Sobre o acordo com São Tomé, adiantou que envolve também cooperação na área humanitária, através das Forças Armadas, como por exemplo ações de resgate em catástrofes ou segurança no espaço marítimo.

Vladimir Tararov disse que a Rússia não tem planos específicos de aproximação aos Países Africanos de Língua Oficial Portuguesa (PALOP), mas sim acordos de cooperação técnico-militar com todos os países, admitindo, no entanto, a proximidade com algumas antigas colónias portuguesas “que se libertaram” com a ajuda da antiga União Soviética.

“Inicialmente, ajudámos no domínio militar, porque ajudámos a combater o colonialismo“, declarou, acrescentando que a Rússia alargou depois a cooperação à formação de quadros, entre outras áreas.

Tararov questionou a influência de outros países como a França, por exemplo, que “tem também o seu contingente militar em África e isso não provoca nenhuma reação”.

O diplomata sublinhou que o apoio russo depende sempre de um convite.

“Nós cooperamos sempre, mas nunca invadimos nenhum Estado”, realçou, apontando o Afeganistão e a Síria, que “convidaram a Rússia [a intervir] para acalmar as coisas”.

“Mas nunca colonizámos nenhum país nem na África nem na Ásia”, reforçou, dizendo que “a Ucrânia é um caso específico” que resultou de “um divórcio à pressa” com a União Soviética, em que não foram cumpridas as regras nem preparadas as condições de saída, o que “minou o processo” e levou ao “desentendimento”.

A outra vertente, acrescentou, é a “segurança nacional”, já que a Rússia estava pronta para assinar um acordo de paz, ”exigindo apenas a desnazificaçao e o estatuto neutro da Ucrânia e não adesão aos blocos militares”, o que não foi concretizado, disse.

Criticou, por outro lado, as potências ocidentais por fazerem chantagem e pressionar os países que são parceiros da Rússia dando o exemplo de São Tomé e Príncipe, e insistindo que os acordos não representam “qualquer perigo”.

“Nós podemos provar isso, nós vivemos isso, comunicamos com os Governos dos países africanos e vemos essa pressão”, inclusive nas votações das Nações Unidas, frisou o diplomata, negando que a Rússia adote a mesma estratégia.

“O Ocidente, começando pelos EUA, dita a sua vontade a esses países (…) e nós temos de contrapor alguma coisa a essa ofensiva”, indicou, sublinhando que é preciso “países livres, independentes, soberanos” que expressem a sua vontade na arena internacional sem ter medo de “castigos”.

Questionado sobre a aproximação de Angola aos Estados Unidos, Tararov disse que a Rússia nunca pressionou Angola, que “é livre de escolher os seus parceiros”.

“Se decidir cooperar com os Estados Unidos, isso quer dizer que nós podemos propor outra alternativa viável e cooperar noutro domínio, mas isso não é pressão”, esclareceu.

Quanto à forma como está a ser negociada a saída da gigante russa dos diamantes Alrosa de Angola, adiantou que se trata de “questões comerciais” e que a Embaixada acompanha apenas para que sejam cumpridas as regras.

“Essas decisões dependem da parte angolana.
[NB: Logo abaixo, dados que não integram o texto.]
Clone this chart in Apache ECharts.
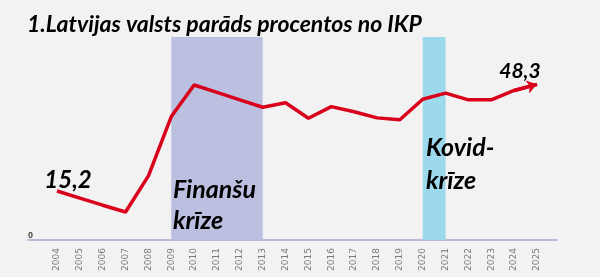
<!DOCTYPE html>
<html><head><meta charset="utf-8">
<script src="https://cdn.jsdelivr.net/npm/echarts@6/dist/echarts.min.js"></script>
<style>html,body{margin:0;padding:0;background:#F2F2F2}#c{width:600px;height:277px}</style>
</head><body><div id="c"></div>
<script>
const years = ['2004','2005','2006','2007','2008','2009','2010','2011','2012','2013','2014','2015','2016','2017','2018','2019','2020','2021','2022','2023','2024','2025'];
const debt = [15.2, 13.0, 10.8, 8.7, 19.9, 38.3, 48.1, 45.8, 43.5, 41.2, 42.6, 37.8, 41.4, 39.8, 37.9, 37.3, 43.7, 45.6, 43.5, 43.5, 46.4, 48.3];
const crises = [['2009','2013','#BBBFE0'], ['2020','2021','#9DD9EC']];
const titleText = '1.Latvijas valsts parāds procentos no IKP';
const yTicks = [0];
const FONT = 'Lato';
const chart = echarts.init(document.getElementById('c'));
const last = debt.length - 1;
const seriesData = debt.map((v, i) => i === 0
  ? { value: v, label: { show: true, fontSize: 24, offset: [11, 6] } }
  : i === last ? { value: v, label: { show: true, fontSize: 21, offset: [-17, 2] } } : v);
chart.setOption({
  backgroundColor: '#F2F2F2',
  animation: false,
  title: { text: titleText, left: 22, top: 8, textStyle: { fontFamily: FONT, fontStyle: 'italic', fontWeight: 'bold', fontSize: 23, color: '#000' } },
  grid: [
    { left: 57, right: 63, top: 37, bottom: 37 },
    { left: 28, right: 43, top: 37, bottom: 37 }
  ],
  xAxis: [
    { type: 'category', data: years, boundaryGap: false, gridIndex: 0,
      axisLine: { show: false }, axisTick: { show: false },
      axisLabel: { rotate: 90, fontSize: 9, color: '#7a7a7a', margin: 8, fontFamily: 'DejaVu Sans', interval: 0 } },
    { type: 'value', min: 0, max: 1, gridIndex: 1,
      axisLine: { show: true, onZero: false, lineStyle: { color: '#A8AACE', width: 1.5 } },
      axisTick: { show: false }, axisLabel: { show: false }, splitLine: { show: false } }
  ],
  yAxis: [
    { type: 'value', min: 0, max: 63, interval: 63, splitLine: { show: false }, gridIndex: 0,
      axisLine: { show: false }, axisTick: { show: false },
      axisLabel: { fontSize: 9, fontWeight: 'bold', color: '#404040', margin: 24, verticalAlign: 'bottom',
        formatter: v => yTicks.includes(v) ? String(v) : '' } },
    { type: 'value', gridIndex: 1, show: false }
  ],
  series: [{
    type: 'line', data: seriesData, xAxisIndex: 0, yAxisIndex: 0,
    symbol: 'circle', symbolSize: 0, showSymbol: true, z: 5,
    itemStyle: { color: '#D9001B' },
    lineStyle: { color: '#D9001B', width: 3.5 },
    label: { show: false, position: 'top', fontFamily: FONT, fontStyle: 'italic', fontWeight: 'bold', color: '#000',
      formatter: p => String(p.value).replace('.', ',') },
    markArea: { silent: true, z: 1, data: crises.map(c => [{ xAxis: c[0], itemStyle: { color: c[2] } }, { xAxis: c[1] }]) },
    markLine: { silent: true, symbol: ['none', 'arrow'], symbolSize: [10, 10], label: { show: false },
      lineStyle: { color: '#D9001B', width: 3.5, type: 'solid' },
      data: [[{ coord: [years[last - 1], debt[last - 1]] }, { coord: [years[last], debt[last]] }]] }
  }],
  graphic: [
    { type: 'text', left: 173, top: 174, z: 100, style: { text: 'Finanšu\nkrīze', font: 'italic bold 25px ' + FONT, fill: '#000', lineHeight: 31 } },
    { type: 'text', left: 426, top: 131, z: 100, style: { text: 'Kovid-\nkrīze', font: 'italic bold 25px ' + FONT, fill: '#000', lineHeight: 33 } }
  ]
});
</script></body></html>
Se a parte angolana achar inconveniente cooperar com a Rússia nesse sentido, nós vamos compreender, nós vamos aceitar”, garantiu.

Mas questionou: “nós estávamos bem, de onde veio isso?”, disse apontando novamente a pressão do Ocidente e dando como exemplo as 20 mil sanções unilaterais aplicadas contra a Rússia, que considerou “ilegais” e que tocam não só a Rússia, mas os seus parceiros, incluindo em África.

O Governo angolano assumiu que as sanções afetam a comercialização dos diamantes da mina de Catoca – em que a Alrosa é parceira da estatal diamantífera Endiama – e estará a negociar a saídos dos russos.